ASHEVILLE, NC – March 30, 2022 – The decreasing number of COVID-19 infections, hospitalizations, and deaths in the United States has reduced the need for mask and vaccine mandates. However, case numbers are rising in Western Europe from a more transmissible variant of Omicron, called BA.2. A public health tool called wastewater surveillance can provide an early warning, between 3 to 7 days, before individual testing can show that COVID-19 is spreading in a particular community. Wastewater surveillance systems have been previously used to track the spread of other infectious pathogens in a community, like polio in the United States.
The CDC has partnered with local health departments to develop a system to track SARS-CoV-2 levels, the virus that causes COVID-19, in untreated wastewater samples from communities across the country. About 40 to 80 percent of people with COVID infection shed the genetic material from the virus in their feces which is transported in wastewater to treatment stations. The amount of viral load in the wastewater is related to the prevalence of COVID in a community. Changes in the viral load can be used to determine whether community infections are increasing or decreasing. Wastewater surveillance is valuable because most households (almost 80%) are served by municipal wastewater collection systems. However, homes on a septic system (common in rural communities) are not in the surveillance. Therefore, wastewater surveillance may not be accurate in North Carolina where forty to fifty percent of households are connected to septic systems.

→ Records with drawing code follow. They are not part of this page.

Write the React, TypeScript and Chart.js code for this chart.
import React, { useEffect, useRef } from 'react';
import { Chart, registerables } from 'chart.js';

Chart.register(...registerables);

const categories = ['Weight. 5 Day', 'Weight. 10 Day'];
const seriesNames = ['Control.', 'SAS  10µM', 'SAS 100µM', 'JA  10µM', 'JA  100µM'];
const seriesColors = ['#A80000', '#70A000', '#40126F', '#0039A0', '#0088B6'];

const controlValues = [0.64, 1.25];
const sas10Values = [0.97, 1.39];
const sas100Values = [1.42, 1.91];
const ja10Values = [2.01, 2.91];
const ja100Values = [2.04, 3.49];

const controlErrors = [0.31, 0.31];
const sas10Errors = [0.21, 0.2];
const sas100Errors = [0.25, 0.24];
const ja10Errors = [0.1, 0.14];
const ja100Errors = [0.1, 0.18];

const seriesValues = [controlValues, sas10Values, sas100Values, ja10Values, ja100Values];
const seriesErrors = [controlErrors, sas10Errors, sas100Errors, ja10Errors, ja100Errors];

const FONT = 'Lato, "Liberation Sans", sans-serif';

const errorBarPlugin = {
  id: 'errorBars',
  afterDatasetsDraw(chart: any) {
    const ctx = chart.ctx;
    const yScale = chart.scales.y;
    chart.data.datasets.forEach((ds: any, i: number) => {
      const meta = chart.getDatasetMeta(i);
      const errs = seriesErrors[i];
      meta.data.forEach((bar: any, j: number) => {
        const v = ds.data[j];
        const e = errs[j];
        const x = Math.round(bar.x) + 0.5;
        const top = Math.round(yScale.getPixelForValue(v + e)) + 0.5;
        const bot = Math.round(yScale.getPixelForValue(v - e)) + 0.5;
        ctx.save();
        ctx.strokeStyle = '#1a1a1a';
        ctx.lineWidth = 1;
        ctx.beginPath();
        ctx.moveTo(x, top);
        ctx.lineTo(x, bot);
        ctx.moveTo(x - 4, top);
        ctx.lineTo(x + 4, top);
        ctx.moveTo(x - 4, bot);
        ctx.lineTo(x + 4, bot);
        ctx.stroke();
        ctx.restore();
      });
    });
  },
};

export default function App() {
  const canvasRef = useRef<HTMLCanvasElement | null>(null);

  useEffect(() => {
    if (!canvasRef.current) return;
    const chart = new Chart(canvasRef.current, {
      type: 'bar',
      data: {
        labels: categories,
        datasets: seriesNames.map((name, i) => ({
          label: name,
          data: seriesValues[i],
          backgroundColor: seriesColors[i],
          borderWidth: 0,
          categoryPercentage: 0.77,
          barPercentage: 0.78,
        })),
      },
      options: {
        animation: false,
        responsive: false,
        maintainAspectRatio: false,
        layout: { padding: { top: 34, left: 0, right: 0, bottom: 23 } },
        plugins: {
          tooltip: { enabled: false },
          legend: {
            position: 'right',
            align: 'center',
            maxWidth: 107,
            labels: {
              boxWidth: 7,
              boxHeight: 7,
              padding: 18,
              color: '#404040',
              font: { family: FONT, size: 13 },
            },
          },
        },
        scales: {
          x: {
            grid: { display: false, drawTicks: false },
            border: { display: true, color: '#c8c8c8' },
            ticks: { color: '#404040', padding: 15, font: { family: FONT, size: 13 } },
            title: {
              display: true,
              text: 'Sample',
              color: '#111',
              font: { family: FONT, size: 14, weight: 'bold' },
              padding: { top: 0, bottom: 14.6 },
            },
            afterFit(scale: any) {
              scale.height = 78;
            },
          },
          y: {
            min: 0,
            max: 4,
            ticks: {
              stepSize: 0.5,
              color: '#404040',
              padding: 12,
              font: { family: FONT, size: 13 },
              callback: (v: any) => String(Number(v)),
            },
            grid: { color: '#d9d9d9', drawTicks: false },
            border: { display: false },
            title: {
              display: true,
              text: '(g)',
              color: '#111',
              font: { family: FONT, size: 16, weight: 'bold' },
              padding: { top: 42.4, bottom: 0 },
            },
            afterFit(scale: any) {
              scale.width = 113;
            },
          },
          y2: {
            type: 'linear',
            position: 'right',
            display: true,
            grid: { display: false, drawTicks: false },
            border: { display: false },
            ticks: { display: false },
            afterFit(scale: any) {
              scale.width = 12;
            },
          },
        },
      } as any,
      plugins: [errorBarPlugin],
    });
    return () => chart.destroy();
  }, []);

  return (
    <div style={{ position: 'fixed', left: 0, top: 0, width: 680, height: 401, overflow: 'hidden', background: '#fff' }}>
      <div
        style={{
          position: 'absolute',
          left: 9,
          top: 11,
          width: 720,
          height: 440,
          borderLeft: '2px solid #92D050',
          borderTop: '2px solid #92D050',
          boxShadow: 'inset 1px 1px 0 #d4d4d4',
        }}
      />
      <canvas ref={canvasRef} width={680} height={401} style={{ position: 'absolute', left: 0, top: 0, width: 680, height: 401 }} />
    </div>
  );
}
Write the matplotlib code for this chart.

The North Carolina Department of Health & Human Services submits the wastewater data from select wastewater treatment plants to the CDC where it is analyzed and sent back to the state. From the state website, the 15-day rate of change of viral load for the Metropolitan Sewer District for Buncombe County is falling at a range of -99% to -10% for the time period of March 2 to March 16th. This is consistent with the community’s decreased case rate one-week later. The CDC website reports that the 15-day rate of change of viral load has dramatically risen at a range of 100% to 999% during the time period one week later ending on March 20. As reported in North Carolina Health News, Amy Kirby, the leader of the CDC’s surveillance system, commented that wastewater surveillance “data are uniquely powerful because they capture the presence of infections from people with and without symptoms.”
Wastewater surveillance can advise communities to adopt preventive public health measures before case rates rise in order to slow COVID-19 spread and to increase the medical system capacitance necessary to withstand a future surge of cases.